If exegesis means that we assume that the Jewish religion came from other religions and that the stories were copied from other religions then we probably are assuming from the start that the Bible is wrong
“Right” and “wrong” are not part of the exegetical process. In exegesis, we assume that the texts are what they are: ancient texts written by ancient people, and that they say what they say. Discovering that they come from older traditions and cultures helps us to understand what they say.

Admittedly in my position I assume that the Bible was inspired and so I end up with different meanings than you would
We’re not dealing with meaning in exegesis.
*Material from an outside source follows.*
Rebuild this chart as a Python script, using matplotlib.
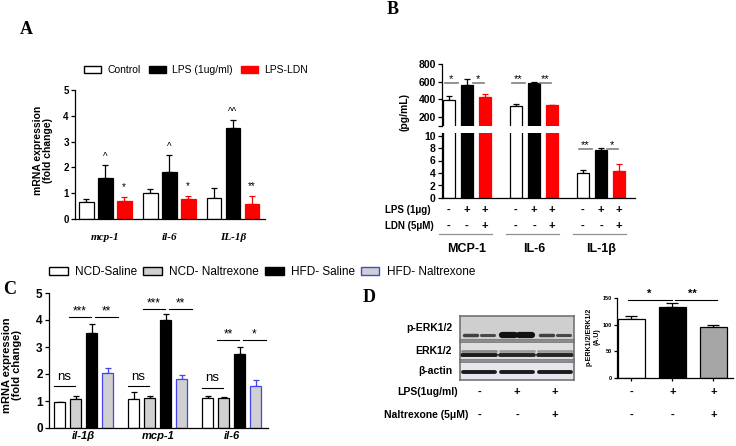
import matplotlib
matplotlib.use('Agg')
import matplotlib.pyplot as plt
import numpy as np
from matplotlib.patches import Patch
from matplotlib.transforms import blended_transform_factory

plt.rcParams['font.family'] = ['Liberation Sans', 'DejaVu Sans']
plt.rcParams['font.weight'] = 'bold'
plt.rcParams['axes.linewidth'] = 0.9

W, H = 736, 446

# ---- panel A: mRNA after LPS / LPS-LDN
a_genes = ['mcp-1', 'il-6', 'IL-1β']
a_series = ['Control', 'LPS (1ug/ml)', 'LPS-LDN']
a_ctrl = [0.66, 1.02, 0.83]
a_lps = [1.58, 1.83, 3.51]
a_ldn = [0.71, 0.76, 0.57]
a_ctrl_err = [0.10, 0.16, 0.36]
a_lps_err = [0.51, 0.65, 0.33]
a_ldn_err = [0.13, 0.13, 0.32]
a_lps_marks = ['^', '^', '^^']
a_ldn_marks = ['*', '*', '**']

# ---- panel B: cytokines (pg/mL)
b_cytokines = ['MCP-1', 'IL-6', 'IL-1β']
b_ctrl = [395, 330, 3.95]
b_lps = [565, 585, 7.68]
b_ldn = [430, 335, 4.27]
b_ctrl_err = [42, 22, 0.55]
b_lps_err = [67, 15, 0.32]
b_ldn_err = [34, 5, 1.19]
b_sig_left = ['*', '**', '**']
b_sig_right = ['*', '**', '*']
b_sig_level = [590, 590, 7.9]
b_lps_row = ['-', '+', '+']
b_ldn_row = ['-', '-', '+']

# ---- panel C: mouse tissue mRNA
c_genes = ['il-1β', 'mcp-1', 'il-6']
c_series = ['NCD-Saline', 'NCD- Naltrexone', 'HFD- Saline', 'HFD- Naltrexone']
c_ncd_sal = [0.95, 1.07, 1.12]
c_ncd_nal = [1.08, 1.11, 1.12]
c_hfd_sal = [3.53, 4.00, 2.75]
c_hfd_nal = [2.05, 1.83, 1.57]
c_ncd_sal_err = [0.03, 0.26, 0.05]
c_ncd_nal_err = [0.10, 0.07, 0.03]
c_hfd_sal_err = [0.31, 0.21, 0.26]
c_hfd_nal_err = [0.19, 0.15, 0.21]
c_ns_level = [1.56, 1.56, 1.50]
c_sig_level = [4.10, 4.40, 3.26]
c_sig_left = ['***', '***', '**']
c_sig_right = ['**', '**', '*']

# ---- panel D: western blot + quantification
d_blot_rows = ['p-ERK1/2', 'ERK1/2', 'β-actin']
d_perk_band = [0.75, 0.7, 1.0, 1.0, 0.75, 0.7]   # two sub-bands per lane
d_erk_upper = [0.45, 0.35, 0.35]
d_erk_lower = [0.95, 0.9, 0.9]
d_actin_band = [0.95, 0.95, 0.95]
d_ratio = [111, 133, 96]
d_ratio_err = [6, 8, 4]
d_lps_row = ['-', '+', '+']
d_nal_row = ['-', '-', '+']
d_sig = ['*', '**']


def box(x0, y0, x1, y1):
    return [x0 / W, 1 - y1 / H, (x1 - x0) / W, (y1 - y0) / H]


def fx(x):
    return x / W


def fy(y):
    return 1 - y / H


def bars(ax, xs, vals, errs, face, edge, ecolor, width, cap=2.5):
    ax.bar(xs, vals, width, color=face, edgecolor=edge, linewidth=0.9, zorder=2)
    ax.errorbar(xs, vals, yerr=[np.zeros(len(vals)), errs], fmt='none',
                ecolor=ecolor, elinewidth=0.9, capsize=cap, capthick=0.9, zorder=1)


def style(ax, size):
    ax.spines['top'].set_visible(False)
    ax.spines['right'].set_visible(False)
    ax.tick_params(labelsize=size, length=3, width=0.9, pad=1.5)
    for lab in ax.get_yticklabels():
        lab.set_fontweight('bold')


fig = plt.figure(figsize=(W / 100, H / 100), dpi=100)

# ================= A =================
axA = fig.add_axes(box(75, 90, 265, 219))
x = np.arange(len(a_genes))
bw, off = 0.234, 0.297
bars(axA, x - off, a_ctrl, a_ctrl_err, 'white', 'black', 'black', bw)
bars(axA, x, a_lps, a_lps_err, 'black', 'black', 'black', bw)
bars(axA, x + off, a_ldn, a_ldn_err, 'red', 'red', 'red', bw)
for i in range(len(a_genes)):
    axA.text(x[i], a_lps[i] + a_lps_err[i] + 0.12, a_lps_marks[i], ha='center',
             va='bottom', fontsize=7, fontweight='normal')
    axA.text(x[i] + off, a_ldn[i] + a_ldn_err[i] + 0.2, a_ldn_marks[i], ha='center',
             va='bottom', fontsize=7, fontweight='normal')
axA.set_xlim(-0.47, 2.5)
axA.set_ylim(0, 5)
axA.set_yticks(range(6))
axA.set_xticks([])
style(axA, 7)
trA = blended_transform_factory(axA.transData, fig.transFigure)
for i, g in enumerate(a_genes):
    axA.text(x[i], fy(238), g, transform=trA, ha='center', va='center',
             family='Liberation Serif', style='italic', fontweight='bold', fontsize=8)
fig.text(fx(43), fy(150), 'mRNA expression\n(fold change)', rotation=90,
         ha='center', va='center', fontsize=7.5, linespacing=1.1)
fig.legend(handles=[Patch(facecolor='white', edgecolor='black', label=a_series[0]),
                    Patch(facecolor='black', edgecolor='black', label=a_series[1]),
                    Patch(facecolor='red', edgecolor='red', label=a_series[2])],
           loc='center', bbox_to_anchor=(fx(196), fy(70)), ncol=3, frameon=False,
           prop={'weight': 'normal', 'size': 7.5}, handlelength=1.6, handleheight=0.7,
           columnspacing=0.8, handletextpad=0.6, borderpad=0)
fig.text(fx(20), fy(30), 'A', family='Liberation Serif', fontsize=13, va='center')

# ================= B =================
axBt = fig.add_axes(box(442, 64, 635, 126))
axBb = fig.add_axes(box(442, 133, 635, 198))
xb = np.arange(len(b_cytokines))
bw, off = 0.18, 0.27
for ax in (axBt, axBb):
    bars(ax, xb - off, b_ctrl, b_ctrl_err, 'white', 'black', 'black', bw)
    bars(ax, xb, b_lps, b_lps_err, 'black', 'black', 'black', bw)
    bars(ax, xb + off, b_ldn, b_ldn_err, 'red', 'red', 'red', bw)
    ax.set_xlim(-0.373, 2.507)
    ax.set_xticks([])
    style(ax, 7.5)
axBt.set_ylim(100, 800)
axBt.set_yticks([100, 200, 400, 600, 800])
axBt.set_yticklabels(['', '200', '400', '600', '800'], fontweight='bold')
axBt.spines['bottom'].set_visible(False)
axBb.set_ylim(0, 10.4)
axBb.set_yticks(range(0, 11, 2))
axBb.set_yticklabels([str(v) for v in range(0, 11, 2)], fontweight='bold')
for i in range(len(b_cytokines)):
    ax = axBt if b_sig_level[i] > 100 else axBb
    lvl = b_sig_level[i]
    ax.plot([xb[i] - 0.33, xb[i] - 0.13], [lvl, lvl], color='#808080', lw=1.2, clip_on=False)
    ax.plot([xb[i] + 0.09, xb[i] + 0.26], [lvl, lvl], color='#808080', lw=1.2, clip_on=False)
    ax.annotate(b_sig_left[i], (xb[i] - 0.24, lvl), xytext=(0, -1), textcoords='offset points',
                ha='center', va='bottom', fontsize=8, fontweight='normal')
    ax.annotate(b_sig_right[i], (xb[i] + 0.17, lvl), xytext=(0, -1), textcoords='offset points',
                ha='center', va='bottom', fontsize=8, fontweight='normal')
fig.text(fx(404), fy(112), '(pg/mL)', rotation=90, ha='center', va='center', fontsize=7.5)
trB = blended_transform_factory(axBb.transData, fig.transFigure)
fig.text(fx(385), fy(210), 'LPS (1μg)', ha='left', va='center', fontsize=7)
fig.text(fx(385), fy(226), 'LDN (5μM)', ha='left', va='center', fontsize=7)
for i in range(len(b_cytokines)):
    for j, dx in enumerate([-off, 0, off]):
        axBb.text(xb[i] + dx, fy(210), b_lps_row[j], transform=trB, ha='center',
                  va='center', fontsize=8)
        axBb.text(xb[i] + dx, fy(226), b_ldn_row[j], transform=trB, ha='center',
                  va='center', fontsize=8)
    axBb.plot([xb[i] - 0.42, xb[i] + 0.38], [fy(234), fy(234)], transform=trB,
              color='#909090', lw=0.9, clip_on=False)
    axBb.text(xb[i], fy(249), b_cytokines[i], transform=trB, ha='center',
              va='center', fontsize=9)
fig.text(fx(387), fy(10), 'B', family='Liberation Serif', fontsize=13, va='center')

# ================= C =================
axC = fig.add_axes(box(49, 293, 268, 428))
xc = np.arange(len(c_genes))
bw, step = 0.148, 0.218
grey = '#d0d0d0'
bars(axC, xc - 1.5 * step, c_ncd_sal, c_ncd_sal_err, 'white', 'black', 'black', bw, 2)
bars(axC, xc - 0.5 * step, c_ncd_nal, c_ncd_nal_err, grey, 'black', 'black', bw, 2)
bars(axC, xc + 0.5 * step, c_hfd_sal, c_hfd_sal_err, 'black', 'black', 'black', bw, 2)
bars(axC, xc + 1.5 * step, c_hfd_nal, c_hfd_nal_err, grey, '#4444ee', '#4444ee', bw, 2)
for i in range(len(c_genes)):
    axC.plot([xc[i] - 0.40, xc[i] - 0.12], [c_ns_level[i]] * 2, color='black', lw=0.8)
    axC.text(xc[i] - 0.26, c_ns_level[i] + 0.12, 'ns', ha='center', va='bottom',
             fontsize=9.5, fontweight='normal')
    axC.plot([xc[i] - 0.20, xc[i] + 0.10], [c_sig_level[i]] * 2, color='black', lw=0.8)
    axC.plot([xc[i] + 0.15, xc[i] + 0.46], [c_sig_level[i]] * 2, color='black', lw=0.8)
    axC.annotate(c_sig_left[i], (xc[i] - 0.05, c_sig_level[i]), xytext=(0, 0),
                 textcoords='offset points', ha='center', va='bottom', fontsize=8.5,
                 fontweight='normal')
    axC.annotate(c_sig_right[i], (xc[i] + 0.30, c_sig_level[i]), xytext=(0, 0),
                 textcoords='offset points', ha='center', va='bottom', fontsize=8.5,
                 fontweight='normal')
axC.set_xlim(-0.47, 2.49)
axC.set_ylim(0, 5)
axC.set_yticks(range(6))
axC.set_xticks(xc)
axC.set_xticklabels(c_genes, style='italic', fontweight='bold')
style(axC, 8.5)
axC.tick_params(axis='x', length=0, pad=2, labelsize=8)
fig.text(fx(12), fy(365), 'mRNA expression\n(fold change)', rotation=90,
         ha='center', va='center', fontsize=8, linespacing=1.1)
fig.legend(handles=[Patch(facecolor='white', edgecolor='black', label=c_series[0]),
                    Patch(facecolor=grey, edgecolor='black', label=c_series[1]),
                    Patch(facecolor='black', edgecolor='black', label=c_series[2]),
                    Patch(facecolor=grey, edgecolor='#4444ee', label=c_series[3])],
           loc='center', bbox_to_anchor=(fx(262), fy(272)), ncol=4, frameon=False,
           prop={'weight': 'normal', 'size': 8.5}, handlelength=1.6, handleheight=0.7,
           columnspacing=0.5, handletextpad=0.6, borderpad=0)
fig.text(fx(3), fy(290), 'C', family='Liberation Serif', fontsize=13, va='center')

# ================= D =================
strips = [(316, 340, '#cfcfcf'), (342, 360, '#dedede'), (362, 380, '#e6e6ee')]
blot_axes = []
for (y0, y1, bg), name in zip(strips, d_blot_rows):
    ax = fig.add_axes(box(460, y0, 574, y1))
    ax.set_facecolor(bg)
    ax.set_xlim(0, 3)
    ax.set_ylim(0, 1)
    ax.set_xticks([])
    ax.set_yticks([])
    for s in ax.spines.values():
        s.set_color('#6a6a6a')
        s.set_linewidth(1.1)
    fig.text(fx(452), fy((y0 + y1) / 2), name, ha='right', va='center', fontsize=7.5)
    blot_axes.append(ax)
lanes = np.arange(3) + 0.5
sub = np.repeat(lanes, 2) + np.tile([-0.22, 0.22], 3)
for sx, v in zip(sub, d_perk_band):
    blot_axes[0].plot([sx - 0.17, sx + 0.17], [0.22, 0.22], color='#111111',
                      alpha=v, lw=1.0 + 3.5 * v ** 3, solid_capstyle='round')
for lx, v in zip(lanes, d_erk_upper):
    blot_axes[1].plot([lx - 0.44, lx + 0.44], [0.5, 0.5], color='#222222',
                      alpha=v, lw=2.0, solid_capstyle='round')
for lx, v in zip(lanes, d_erk_lower):
    blot_axes[1].plot([lx - 0.44, lx + 0.44], [0.28, 0.28], color='#111111',
                      alpha=v, lw=2.8, solid_capstyle='round')
for lx, v in zip(lanes, d_actin_band):
    blot_axes[2].plot([lx - 0.41, lx + 0.41], [0.45, 0.45], color='#111111',
                      alpha=v, lw=2.8, solid_capstyle='round')

fig.text(fx(458), fy(392), 'LPS(1ug/ml)', ha='right', va='center', fontsize=7.5)
fig.text(fx(468), fy(415), 'Naltrexone (5μM)', ha='right', va='center', fontsize=7.5)
trL = blended_transform_factory(blot_axes[2].transData, fig.transFigure)
for lx, a, b in zip(lanes, d_lps_row, d_nal_row):
    blot_axes[2].text(lx, fy(392), a, transform=trL, ha='center', va='center', fontsize=8)
    blot_axes[2].text(lx, fy(415), b, transform=trL, ha='center', va='center', fontsize=8)

axD = fig.add_axes(box(617, 298, 733, 378))
xd = np.arange(len(d_ratio))
axD.bar(xd, d_ratio, 0.66, color=['white', 'black', '#a6a6a6'], edgecolor='black',
        linewidth=0.9, zorder=2)
axD.errorbar(xd, d_ratio, yerr=[np.zeros(3), d_ratio_err], fmt='none', ecolor='black',
             elinewidth=0.9, capsize=4, capthick=0.9, zorder=1)
axD.set_xlim(-0.35, 2.48)
axD.set_ylim(0, 150)
axD.set_yticks([0, 50, 100, 150])
axD.set_xticks(xd)
axD.set_xticklabels([])
style(axD, 4)
axD.tick_params(length=2)
axD.plot([-0.09, 0.98], [147, 147], color='black', lw=0.8, clip_on=False)
axD.plot([1.06, 2.08], [147, 147], color='black', lw=0.8, clip_on=False)
axD.text(0.43, 149, d_sig[0], ha='center', va='bottom', fontsize=8)
axD.text(1.48, 149, d_sig[1], ha='center', va='bottom', fontsize=8)
fig.text(fx(593), fy(337), 'p-ERK1/2/ERK1/2\n(A.U)', rotation=90, ha='center',
         va='center', fontsize=5, linespacing=1.1)
trD = blended_transform_factory(axD.transData, fig.transFigure)
for i in range(len(d_ratio)):
    axD.text(xd[i], fy(392), d_lps_row[i], transform=trD, ha='center', va='center', fontsize=8)
    axD.text(xd[i], fy(415), d_nal_row[i], transform=trD, ha='center', va='center', fontsize=8)
fig.text(fx(363), fy(298), 'D', family='Liberation Serif', fontsize=13, va='center')

fig.savefig('out.png', dpi=100)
We’re concerned with what the texts say. “What the texts say” and “what the texts mean” are two separate things.
But it is interesting to look at your sort of exegesis to potentially gain more insight into the meaning of the text
Exegesis — discovering what the texts say — forms the basis for a valid interpretation.

With the serpent I notice in the Bible that it did know more than Adam and Eve and that Adam wanted the wisdom the fruit gave, but I also notice that the serpent lies to them about the fact that they would die as a result of them eating the fruit
Actually it was the other way round. God told them that they would die when they ate it. But they didn’t. They lived, were expelled from the garden, and had children. That’s what the text says.

I think it is a stretch to say that the snake on the cross represents medical knowledge
It doesn’t. It is common knowledge that the serpent, in many cultures, represents wisdom. In the case of the caduceus, The rod symbolizes power, and the wings diligence and activity. The Greek Rod of Asclepius, the god of medicine, features a serpent wound around a rod. It is the case that the literary character of the serpent in the garden, coming from Sumerian mythos, also represents wisdom. That’s the way the text should be exegeted.